Note-se que, de acordo com o artigo 1.022, parágrafo único, I, do novo CPC, a omissão também se materializa quando o juiz deixar de se manifestar sobre “tese firmada em julgamento de casos repetitivos ou em incidente de assunção de competência aplicável ao caso sob julgamento” (artigo 1.022, parágrafo único, I), situação que revela uma questão essencialmente de direito que pode, perfeitamente, ser examinada por qualquer magistrado comprometido com a causa.
Em nossa opinião, determinar automaticamente a remessa dos autos (ou a abertura de vista) ao juiz prolator da decisão embargada (que pode, por exemplo, estar de férias), ou aos grupos de sentença dos tribunais[10], viola frontalmente a duração razoável do processo (artigos 5º, LXXVIII, da CF e 4º, 6º, 139, II, do novo CPC) e a efetividade (artigo 8º do novo CPC), verdadeiros cânones do processo civil.
Em resumo, entendemos que, no contexto do novo CPC, não faz mais sentido o despacho “ao magistrado vinculado”, sobretudo de forma automática, especialmente quando o embargante aponta omissão ou erro material na decisão. Ainda que se trate de obscuridade ou contradição, cabe ao juiz examinar as alegações e decidir, à luz da boa-fé e da cooperação. Excepcionalmente, se entender que o vício apontado tem o condão de comprometer a higidez e a integridade do decisum, pode eventualmente determinar a remessa ao magistrado prolator da decisão embargada, desde que, porém, o faça de forma fundamentada (artigos 11 e 489).
[1] “Ao ilustre magistrado prolator da decisão” (Processo 0008962-24.2011, 4ª Vara Empresarial do TJ-RJ, em 21/11/16).
[2] MARINONI, Luiz Guilherme e MITIDIERO, Daniel. Código de Processo Civil comentado artigo por artigo. São Paulo: Ed. Revista dos Tribunais, 2008.
[3] “Os embargos produzem o chamado efeito integrativo, objetivando integrar, complementar, aperfeiçoar a decisão embargada, com vistas a exaurir a prestação jurisdicional que se encontra inacabada, imperfeita ou incompleta.” (DIDIER JR, Fredie; DA CUNHA, Leonardo Carneiro. Curso de Direito Processual Civil. vol. 3. Salvador: JusPodivm, 2016, p. 264).
[4] REsp 149.366/SC.
[5] REsp 786.150/RJ; AgRg no Ag 654.298/RS.
[6] No âmbito do processo penal, o juiz que presidiu a instrução deverá proferir a sentença (artigo 399, parágrafo 2º).
[7] COSTA NETO, José Wellington Bezerra da.
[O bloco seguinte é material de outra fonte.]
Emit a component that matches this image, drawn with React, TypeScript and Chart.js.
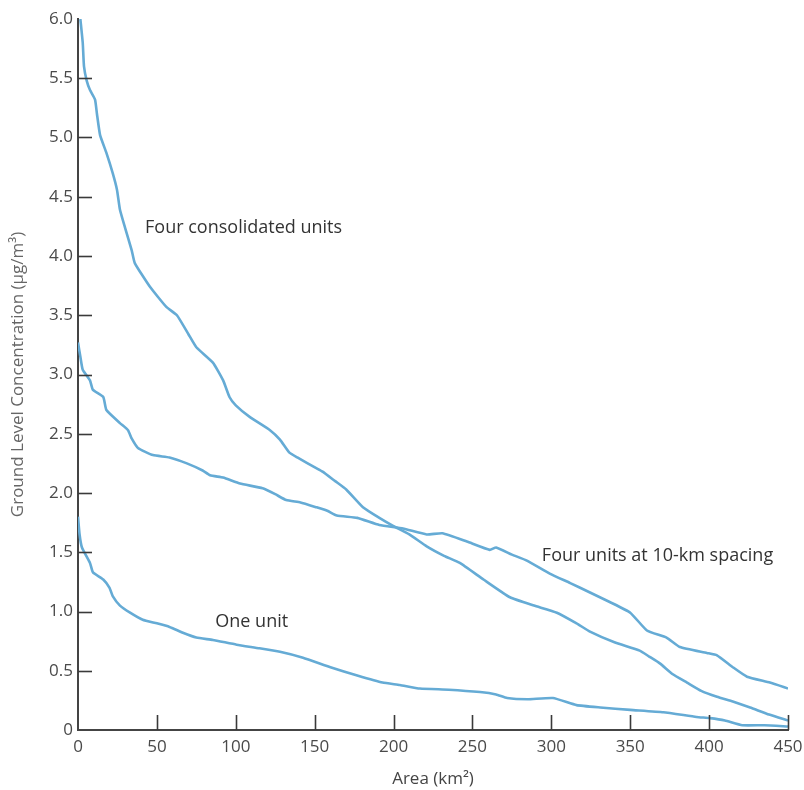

Precedentes no Código de Processo Civil de 2015: somos ainda a civil law? Revista de Processo. São Paulo: Revista dos Tribunais, nº 258, ago./2016, p. 394.
[8] DIDIER JR, Fredie; CUNHA, Leonardo Carneiro da. Curso de Direito Processual Civil. vol. 3. Salvador: JusPodivm, 2016, p. 265.
[9] Enunciado 360 do Fórum Permanente de Processualistas Civis: “A não oposição de embargos de declaração em caso de erro material na decisão não impede sua correção a qualquer tempo”.
[10] Em cumprimento à Meta 2 do Conselho Nacional de Justiça, alguns tribunais de Justiça implementaram os chamados Grupos de Sentença. No TJ-RJ, o Grupo de Sentença foi instituído em 2013, com o objetivo de julgar todos os processos de conhecimento ajuizados até 31 de dezembro de 2006.